When asked about how the idea of Law Qube came about, Philip explained that coming from an engineering background, he wanted to bring about a change in the way the justice system operates.

“If you look at it in detail, governments and the judiciary lag behind in adopting technology. There is only NIC (National Informatics Centre) there. NIC mainly covers the Supreme Court, and they have done a commendable job given the size of the country and their starting point. System changes and adaptation are not easy on this scale when considering our country. It’s a pressing requirement all around. Gartner, KPMG, etc., all state that the next major development and digitization initiatives will happen in the government sector, particularly the judiciary,” Philip said.

Philip added that Law Qube is an enterprise application software provider, Qourt Software Framework, that can handle comprehensive back-end automation, with different frontends and websites and the mobile app also being part of it.

When asked about how soon he expected maximum digitization across courts in India, Philip said, “NIC will continue to do what they are doing, but there is still a lot more left to do. Even NIC encourages peripheral systems to be implemented by third parties. Also, we are working with some of the PSUs. We will focus on the peripheral systems initially and wait for maybe three to five years to see how things progress here in India. It needs the will of the government, the judiciary, and the executive. I always say that this type of project has to be driven from the top and then gain consensus from people worldwide.”

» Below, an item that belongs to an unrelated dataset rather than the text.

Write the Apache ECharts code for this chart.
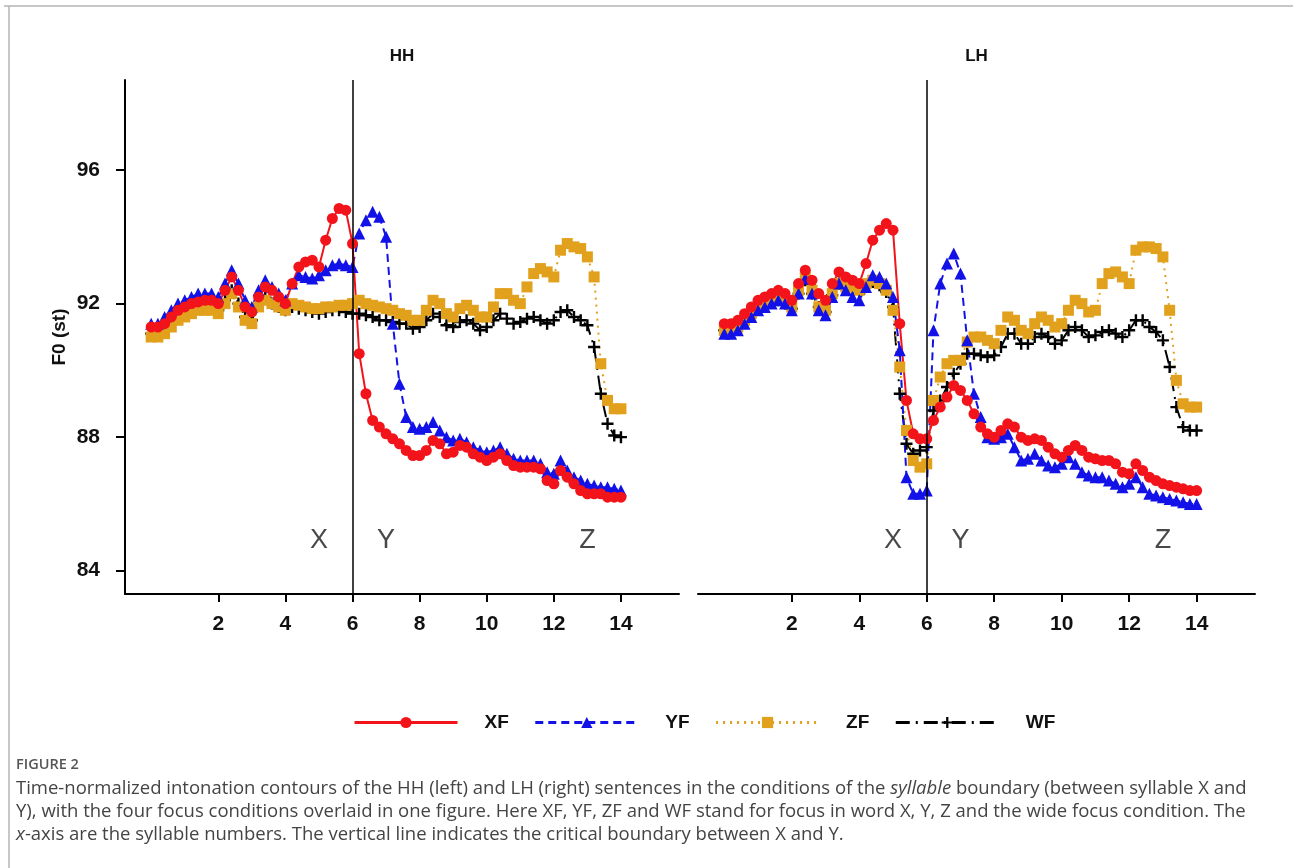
<!DOCTYPE html>
<html>
<head>
<meta charset="utf-8">
<script src="https://cdn.jsdelivr.net/npm/echarts@6/dist/echarts.min.js"></script>
<style>
html,body{margin:0;padding:0;background:#fff;}
#chart{width:1293px;height:868px;}
</style>
</head>
<body>
<div id="chart"></div>
<script>
// ---- data ----
const panelTitles = ['HH', 'LH'];
const seriesNames = ['XF', 'YF', 'ZF', 'WF'];
const xTicks = [2, 4, 6, 8, 10, 12, 14];
const yTicks = [84, 88, 92, 96];
const boundaryX = 6;
const syllableLetters = ['X', 'Y', 'Z'];
const syllableLetterX = [5, 7, 13];
const syllableLetterY = 84.9;

// normalized time points (syllable units)
const timePoints = [
  0.0,0.2,0.4,0.6,0.8,1.0,1.2,1.4,1.6,1.8,
  2.0,2.2,2.4,2.6,2.8,3.0,3.2,3.4,3.6,3.8,
  4.0,4.2,4.4,4.6,4.8,5.0,5.2,5.4,5.6,5.8,
  6.0,6.2,6.4,6.6,6.8,7.0,7.2,7.4,7.6,7.8,
  8.0,8.2,8.4,8.6,8.8,9.0,9.2,9.4,9.6,9.8,
  10.0,10.2,10.4,10.6,10.8,11.0,11.2,11.4,11.6,11.8,
  12.0,12.2,12.4,12.6,12.8,13.0,13.2,13.4,13.6,13.8,
  14.0
];

// HH panel
const hhXF = [
  91.3,91.3,91.4,91.6,91.8,91.9,92.0,92.05,92.1,92.1,
  92.0,92.4,92.8,92.4,91.9,91.75,92.2,92.5,92.4,92.2,
  92.0,92.6,93.1,93.25,93.3,93.1,93.9,94.55,94.85,94.8,
  93.8,90.5,89.3,88.5,88.3,88.1,87.95,87.8,87.6,87.45,
  87.45,87.6,87.9,87.8,87.5,87.55,87.75,87.7,87.5,87.4,
  87.3,87.4,87.5,87.3,87.15,87.1,87.1,87.1,87.05,86.7,
  86.6,87.0,86.8,86.6,86.4,86.3,86.3,86.3,86.2,86.2,
  86.2
];
const hhYF = [
  91.4,91.4,91.6,91.8,92.0,92.1,92.2,92.3,92.3,92.3,
  92.2,92.6,93.0,92.6,92.1,91.9,92.4,92.7,92.5,92.3,
  92.1,92.6,92.85,92.8,92.75,92.85,93.0,93.15,93.2,93.15,
  93.1,94.1,94.5,94.75,94.6,94.0,91.4,89.6,88.6,88.3,
  88.25,88.3,88.45,88.2,88.0,87.9,87.95,87.85,87.7,87.6,
  87.55,87.6,87.7,87.5,87.35,87.3,87.3,87.3,87.2,86.95,
  86.9,87.3,87.0,86.8,86.7,86.6,86.55,86.5,86.5,86.45,
  86.4
];
const hhZF = [
  91.0,91.0,91.1,91.3,91.5,91.6,91.7,91.8,91.8,91.8,
  91.7,92.0,92.3,91.9,91.5,91.4,91.9,92.1,92.0,91.9,
  91.8,92.0,91.95,91.9,91.85,91.85,91.9,91.9,91.95,91.95,
  92.0,92.1,92.0,91.95,91.9,91.85,91.8,91.7,91.65,91.5,
  91.5,91.8,92.1,92.0,91.7,91.6,91.85,91.95,91.8,91.6,
  91.6,91.9,92.3,92.3,92.1,92.0,92.5,92.9,93.05,92.95,
  92.8,93.6,93.8,93.7,93.65,93.4,92.8,90.2,89.1,88.85,
  88.85
];
const hhWF = [
  91.1,91.1,91.2,91.4,91.6,91.7,91.8,91.9,91.9,91.9,
  91.8,92.1,92.4,92.0,91.6,91.5,92.0,92.2,92.0,91.9,
  91.8,91.9,91.85,91.8,91.75,91.7,91.75,91.8,91.8,91.75,
  91.7,91.7,91.65,91.6,91.5,91.5,91.45,91.4,91.4,91.25,
  91.3,91.5,91.7,91.6,91.35,91.3,91.45,91.5,91.4,91.2,
  91.3,91.5,91.7,91.55,91.4,91.45,91.55,91.6,91.5,91.4,
  91.5,91.75,91.8,91.6,91.5,91.35,90.7,89.3,88.4,88.05,
  88.0
];

// LH panel
const lhXF = [
  91.4,91.4,91.5,91.7,91.9,92.1,92.2,92.3,92.4,92.3,
  92.1,92.6,93.0,92.7,92.3,92.1,92.6,92.95,92.8,92.7,
  92.6,93.2,93.9,94.2,94.4,94.2,91.4,89.1,88.1,87.95,
  87.95,88.5,88.9,89.2,89.55,89.4,89.1,88.7,88.3,88.1,
  88.0,88.2,88.4,88.3,88.0,87.9,87.95,87.9,87.7,87.5,
  87.4,87.6,87.75,87.6,87.4,87.35,87.3,87.3,87.2,86.95,
  86.9,87.2,87.0,86.8,86.7,86.6,86.55,86.5,86.45,86.4,
  86.4
];
const lhYF = [
  91.1,91.1,91.2,91.4,91.6,91.8,91.9,92.0,92.1,92.0,
  91.8,92.3,92.75,92.3,91.8,91.65,92.2,92.6,92.4,92.2,
  92.1,92.5,92.85,92.8,92.6,92.2,90.6,86.8,86.3,86.3,
  86.4,91.2,92.6,93.2,93.5,92.9,90.9,89.3,88.6,88.0,
  87.95,88.0,88.1,87.7,87.3,87.35,87.5,87.3,87.15,87.1,
  87.2,87.4,87.2,86.95,86.85,86.8,86.8,86.7,86.6,86.5,
  86.6,86.8,86.5,86.3,86.25,86.2,86.15,86.1,86.05,86.0,
  86.0
];
const lhZF = [
  91.2,91.2,91.3,91.5,91.7,91.9,92.0,92.1,92.2,92.1,
  91.9,92.4,92.8,92.4,91.9,91.8,92.3,92.6,92.5,92.5,
  92.4,92.6,92.7,92.6,92.4,91.8,90.1,88.2,87.3,87.1,
  87.2,89.1,89.8,90.2,90.3,90.3,90.85,91.0,91.0,90.9,
  90.8,91.2,91.6,91.5,91.2,91.1,91.4,91.6,91.5,91.3,
  91.4,91.8,92.1,92.0,91.75,91.8,92.6,92.9,92.95,92.8,
  92.6,93.6,93.7,93.7,93.65,93.4,91.8,89.7,89.0,88.9,
  88.9
];
const lhWF = [
  91.2,91.2,91.3,91.5,91.7,91.85,91.95,92.05,92.1,92.0,
  91.85,92.3,92.7,92.3,91.9,91.75,92.25,92.6,92.45,92.4,
  92.3,92.55,92.65,92.55,92.35,91.9,89.3,87.8,87.5,87.6,
  87.7,88.8,89.1,89.5,89.9,90.2,90.5,90.5,90.45,90.4,
  90.45,90.7,91.1,91.1,90.8,90.8,91.0,91.1,91.0,90.8,
  90.9,91.2,91.3,91.2,91.0,91.05,91.15,91.2,91.1,91.0,
  91.2,91.5,91.5,91.3,91.15,90.9,90.1,88.9,88.3,88.2,
  88.2
];

const panelData = [
  {XF: hhXF, YF: hhYF, ZF: hhZF, WF: hhWF},
  {XF: lhXF, YF: lhYF, ZF: lhZF, WF: lhWF}
];

// ---- styles ----
const PLUS = 'path://M4,0L6,0L6,10L4,10Z M0,4L10,4L10,6L0,6Z';
const styles = {
  XF: {color: '#f2141a', symbol: 'circle', size: 11, type: 'solid'},
  YF: {color: '#1212e8', symbol: 'triangle', size: 12, type: [8, 5]},
  ZF: {color: '#e2a11c', symbol: 'rect', size: 11, type: [2, 5]},
  WF: {color: '#000000', symbol: PLUS, size: 12, type: [14, 6, 2, 6]}
};
const drawOrder = ['WF', 'ZF', 'YF', 'XF'];

const chart = echarts.init(document.getElementById('chart'), null, {renderer: 'canvas'});

const grids = [
  {left: 125, top: 80, width: 554, height: 514},
  {left: 698, top: 80, width: 557, height: 514}
];
const XMIN = -0.78, XMAX = 15.73, YMIN = 83.3, YMAX = 98.7;
const boldSans = 'Liberation Sans, Arial, sans-serif';
const tickFont = {fontFamily: boldSans, fontWeight: 'bold', fontSize: 21, color: '#111'};

const xAxes = grids.map((g, i) => ({
  type: 'value', gridIndex: i, min: XMIN, max: XMAX,
  axisLine: {show: true, onZero: false, lineStyle: {color: '#000', width: 2}},
  axisTick: {show: true, customValues: xTicks, length: 8, lineStyle: {color: '#000', width: 2}},
  axisLabel: Object.assign({show: true, customValues: xTicks, margin: 20}, tickFont),
  splitLine: {show: false}
}));
const yAxes = grids.map((g, i) => ({
  type: 'value', gridIndex: i, min: YMIN, max: YMAX,
  show: i === 0,
  name: i === 0 ? 'F0 (st)' : '',
  nameLocation: 'middle', nameGap: 56, nameMoveOverlap: false,
  nameTextStyle: {fontFamily: boldSans, fontWeight: 'bold', fontSize: 19, color: '#111'},
  axisLine: {show: i === 0, onZero: false, lineStyle: {color: '#000', width: 2}},
  axisTick: {show: i === 0, customValues: yTicks, length: 9, lineStyle: {color: '#000', width: 2}},
  axisLabel: Object.assign({show: i === 0, customValues: yTicks, margin: 25}, tickFont),
  splitLine: {show: false}
}));

const series = [];
panelData.forEach((pd, p) => {
  drawOrder.forEach(name => {
    const s = styles[name];
    series.push({
      name: name, type: 'line', xAxisIndex: p, yAxisIndex: p,
      data: timePoints.map((t, k) => [t, pd[name][k]]),
      symbol: s.symbol, symbolSize: s.size, showAllSymbol: true,
      lineStyle: {color: s.color, width: 2, type: s.type},
      itemStyle: {color: s.color},
      animation: false, silent: true
    });
  });
  // critical boundary line
  series.push({
    type: 'line', xAxisIndex: p, yAxisIndex: p, data: [], z: 10,
    markLine: {
      silent: true, symbol: ['none', 'none'], animation: false,
      label: {show: false},
      lineStyle: {color: '#000', width: 1.5, type: 'solid'},
      data: [{xAxis: boundaryX}]
    }
  });
  // syllable letters
  series.push({
    type: 'scatter', xAxisIndex: p, yAxisIndex: p, symbolSize: 0, z: 11,
    data: syllableLetters.map((l, k) => ({name: l, value: [syllableLetterX[k], syllableLetterY]})),
    label: {show: true, position: 'inside', formatter: '{b}',
      fontFamily: boldSans, fontSize: 27, color: '#1a1a1a'},
    animation: false, silent: true
  });
});

const captionFont = 'Open Sans, Lato, sans-serif';
const option = {
  backgroundColor: '#ffffff',
  animation: false,
  title: panelTitles.map((t, i) => ({
    text: t, left: grids[i].left + grids[i].width / 2, top: 48, textAlign: 'center', padding: 0,
    textStyle: {fontFamily: boldSans, fontWeight: 'bold', fontSize: 17, color: '#111'}
  })),
  legend: {
    data: seriesNames, left: 353, top: 713, padding: 0,
    itemWidth: 103, itemHeight: 14, itemGap: 25,
    lineStyle: {width: 3},
    textStyle: {fontFamily: boldSans, fontWeight: 'bold', fontSize: 19, color: '#111', padding: [0, 0, 0, 22]},
    selectedMode: false
  },
  grid: grids,
  xAxis: xAxes,
  yAxis: yAxes,
  series: series,
  graphic: [
    {type: 'line', shape: {x1: 4, y1: 6, x2: 1293, y2: 6}, style: {stroke: '#b5b5b5', lineWidth: 1.5}},
    {type: 'line', shape: {x1: 9, y1: 6, x2: 9, y2: 868}, style: {stroke: '#b5b5b5', lineWidth: 1.5}},
    {type: 'text', left: 16, top: 757, style: {text: 'FIGURE 2', fontFamily: captionFont, fontSize: 14.5, fontWeight: 600, fill: '#555'}},
    {type: 'text', left: 16, top: 777, style: {
      text: 'Time-normalized intonation contours of the HH (left) and LH (right) sentences in the conditions of the {i|syllable} boundary (between syllable X and\nY), with the four focus conditions overlaid in one figure. Here XF, YF, ZF and WF stand for focus in word X, Y, Z and the wide focus condition. The\n{i|x}-axis are the syllable numbers. The vertical line indicates the critical boundary between X and Y.',
      fontFamily: captionFont, fontSize: 18.5, fill: '#444', lineHeight: 23,
      rich: {i: {fontStyle: 'italic', fontFamily: captionFont, fontSize: 18.5, fill: '#444', lineHeight: 23}}
    }}
  ]
};
chart.setOption(option);
</script>
</body>
</html>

The Law Qube founder further added that they are also exploring partnerships with corporates, law firms, and banks. He mentioned that the company is open to holding talks with government departments, highlighting the encouraging response from the Kerala government.

“We have started conversations with the Central government as well because we have been in discussions with the Supreme Court, the Committees, and all that. But right now, they are more inclined towards the NIC approach. In that sense, we are not putting a lot of focus there, but we have other areas to explore, like lower courts and different types of courts where NIC won’t be able to reach overnight,” Philip opined.

Lastly, when asked about how much digitization of the legal system he expects in the near future, Philip predicted that it could reach up to 50% in about 7 years.”